▽

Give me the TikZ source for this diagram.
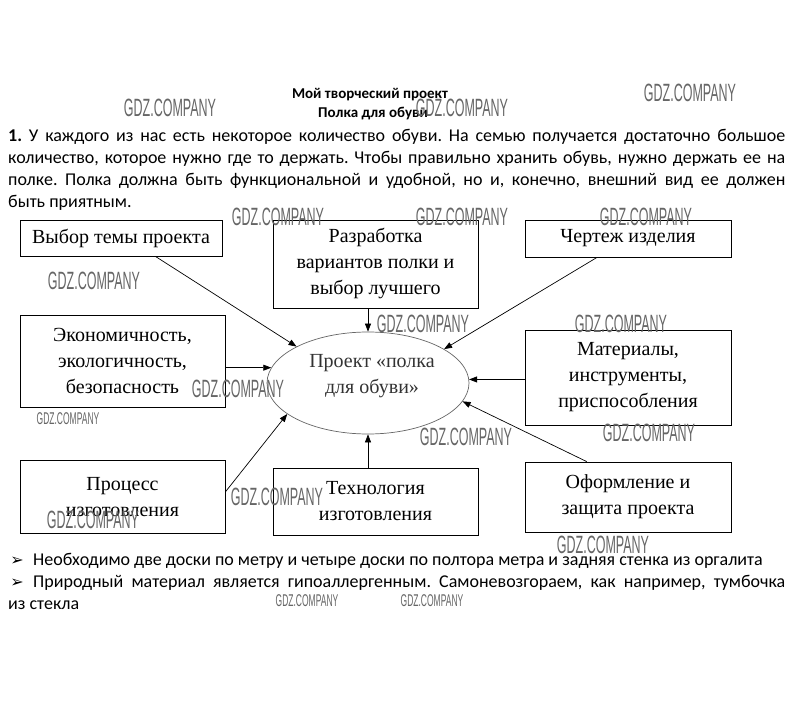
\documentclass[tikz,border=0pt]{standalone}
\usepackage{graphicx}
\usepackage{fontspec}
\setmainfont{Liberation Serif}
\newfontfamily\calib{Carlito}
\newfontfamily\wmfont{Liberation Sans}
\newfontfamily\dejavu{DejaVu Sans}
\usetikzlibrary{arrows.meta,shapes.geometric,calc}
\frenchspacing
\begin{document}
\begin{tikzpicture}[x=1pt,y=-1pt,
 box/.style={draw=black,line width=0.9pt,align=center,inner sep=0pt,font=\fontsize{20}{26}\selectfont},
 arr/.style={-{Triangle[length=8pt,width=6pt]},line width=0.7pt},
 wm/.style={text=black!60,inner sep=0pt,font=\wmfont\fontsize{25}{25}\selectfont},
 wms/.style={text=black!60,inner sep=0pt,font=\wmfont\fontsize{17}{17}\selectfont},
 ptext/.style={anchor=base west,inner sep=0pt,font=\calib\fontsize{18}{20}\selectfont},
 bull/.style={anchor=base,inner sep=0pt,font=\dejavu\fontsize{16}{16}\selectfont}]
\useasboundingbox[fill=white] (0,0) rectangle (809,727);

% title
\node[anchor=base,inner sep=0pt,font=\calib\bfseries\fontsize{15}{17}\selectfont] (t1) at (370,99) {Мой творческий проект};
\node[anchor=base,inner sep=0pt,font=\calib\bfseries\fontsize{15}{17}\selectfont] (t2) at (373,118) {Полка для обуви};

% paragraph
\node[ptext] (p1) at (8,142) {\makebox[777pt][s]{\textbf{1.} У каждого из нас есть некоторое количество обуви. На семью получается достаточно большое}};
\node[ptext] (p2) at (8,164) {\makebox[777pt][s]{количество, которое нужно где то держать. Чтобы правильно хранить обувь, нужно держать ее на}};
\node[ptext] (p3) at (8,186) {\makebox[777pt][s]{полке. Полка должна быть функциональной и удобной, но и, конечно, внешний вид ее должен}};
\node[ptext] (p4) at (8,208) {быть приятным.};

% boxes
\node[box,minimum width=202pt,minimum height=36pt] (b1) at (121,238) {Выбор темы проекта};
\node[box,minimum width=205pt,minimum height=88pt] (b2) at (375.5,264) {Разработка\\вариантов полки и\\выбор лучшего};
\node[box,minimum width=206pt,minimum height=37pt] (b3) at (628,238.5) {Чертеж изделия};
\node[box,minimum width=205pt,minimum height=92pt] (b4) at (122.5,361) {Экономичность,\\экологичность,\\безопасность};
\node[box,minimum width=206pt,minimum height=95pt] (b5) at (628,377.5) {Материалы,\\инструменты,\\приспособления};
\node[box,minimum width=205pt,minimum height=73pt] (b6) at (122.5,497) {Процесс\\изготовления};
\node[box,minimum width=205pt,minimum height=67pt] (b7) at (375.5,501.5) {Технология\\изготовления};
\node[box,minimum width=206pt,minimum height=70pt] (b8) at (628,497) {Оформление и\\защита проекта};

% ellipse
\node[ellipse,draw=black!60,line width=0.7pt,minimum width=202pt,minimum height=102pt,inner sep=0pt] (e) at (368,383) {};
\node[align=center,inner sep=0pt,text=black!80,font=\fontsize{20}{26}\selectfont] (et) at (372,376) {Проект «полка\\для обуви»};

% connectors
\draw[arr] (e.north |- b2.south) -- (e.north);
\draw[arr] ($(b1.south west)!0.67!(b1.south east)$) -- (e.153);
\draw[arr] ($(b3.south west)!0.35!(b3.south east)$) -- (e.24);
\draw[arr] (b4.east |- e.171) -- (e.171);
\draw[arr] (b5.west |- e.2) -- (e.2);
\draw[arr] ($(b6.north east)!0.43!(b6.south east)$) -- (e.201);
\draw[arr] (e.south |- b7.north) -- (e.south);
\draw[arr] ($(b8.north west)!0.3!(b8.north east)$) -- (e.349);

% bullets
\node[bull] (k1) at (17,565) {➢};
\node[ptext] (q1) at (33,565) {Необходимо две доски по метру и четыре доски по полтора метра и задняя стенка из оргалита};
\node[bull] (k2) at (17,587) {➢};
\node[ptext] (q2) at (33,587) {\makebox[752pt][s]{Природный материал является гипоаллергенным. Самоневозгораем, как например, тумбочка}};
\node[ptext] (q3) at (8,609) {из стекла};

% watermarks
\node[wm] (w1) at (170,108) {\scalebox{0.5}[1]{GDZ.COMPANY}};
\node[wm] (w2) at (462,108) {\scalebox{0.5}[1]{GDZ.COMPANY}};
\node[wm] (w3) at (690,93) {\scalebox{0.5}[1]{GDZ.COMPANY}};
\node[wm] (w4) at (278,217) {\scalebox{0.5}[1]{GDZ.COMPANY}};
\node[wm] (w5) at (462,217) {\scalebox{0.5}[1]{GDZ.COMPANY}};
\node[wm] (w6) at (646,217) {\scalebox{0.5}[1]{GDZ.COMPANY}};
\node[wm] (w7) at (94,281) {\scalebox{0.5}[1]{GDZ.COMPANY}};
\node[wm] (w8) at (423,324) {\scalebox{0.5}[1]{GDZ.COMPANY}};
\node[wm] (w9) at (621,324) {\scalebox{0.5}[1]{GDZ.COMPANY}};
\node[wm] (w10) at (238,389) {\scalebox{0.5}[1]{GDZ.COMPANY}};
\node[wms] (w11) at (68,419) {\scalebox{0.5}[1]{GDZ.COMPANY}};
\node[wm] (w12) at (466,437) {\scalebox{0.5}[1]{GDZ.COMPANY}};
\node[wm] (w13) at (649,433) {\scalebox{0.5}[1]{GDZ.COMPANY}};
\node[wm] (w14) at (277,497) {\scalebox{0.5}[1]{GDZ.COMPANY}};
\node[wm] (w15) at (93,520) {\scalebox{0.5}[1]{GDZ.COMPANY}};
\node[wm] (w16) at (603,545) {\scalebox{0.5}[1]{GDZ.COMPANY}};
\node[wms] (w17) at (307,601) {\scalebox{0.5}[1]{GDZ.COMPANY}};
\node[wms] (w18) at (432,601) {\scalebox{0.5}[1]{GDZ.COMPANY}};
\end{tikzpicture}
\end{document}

△

From the first line above down to the line with "(0,0) rectangle (809,727);", reproduce every line and no others, omitting pictures.

Give me the TikZ source for this diagram.
\documentclass[tikz,border=0pt]{standalone}
\usepackage{graphicx}
\usepackage{fontspec}
\setmainfont{Liberation Serif}
\newfontfamily\calib{Carlito}
\newfontfamily\wmfont{Liberation Sans}
\newfontfamily\dejavu{DejaVu Sans}
\usetikzlibrary{arrows.meta,shapes.geometric,calc}
\frenchspacing
\begin{document}
\begin{tikzpicture}[x=1pt,y=-1pt,
 box/.style={draw=black,line width=0.9pt,align=center,inner sep=0pt,font=\fontsize{20}{26}\selectfont},
 arr/.style={-{Triangle[length=8pt,width=6pt]},line width=0.7pt},
 wm/.style={text=black!60,inner sep=0pt,font=\wmfont\fontsize{25}{25}\selectfont},
 wms/.style={text=black!60,inner sep=0pt,font=\wmfont\fontsize{17}{17}\selectfont},
 ptext/.style={anchor=base west,inner sep=0pt,font=\calib\fontsize{18}{20}\selectfont},
 bull/.style={anchor=base,inner sep=0pt,font=\dejavu\fontsize{16}{16}\selectfont}]
\useasboundingbox[fill=white] (0,0) rectangle (809,727);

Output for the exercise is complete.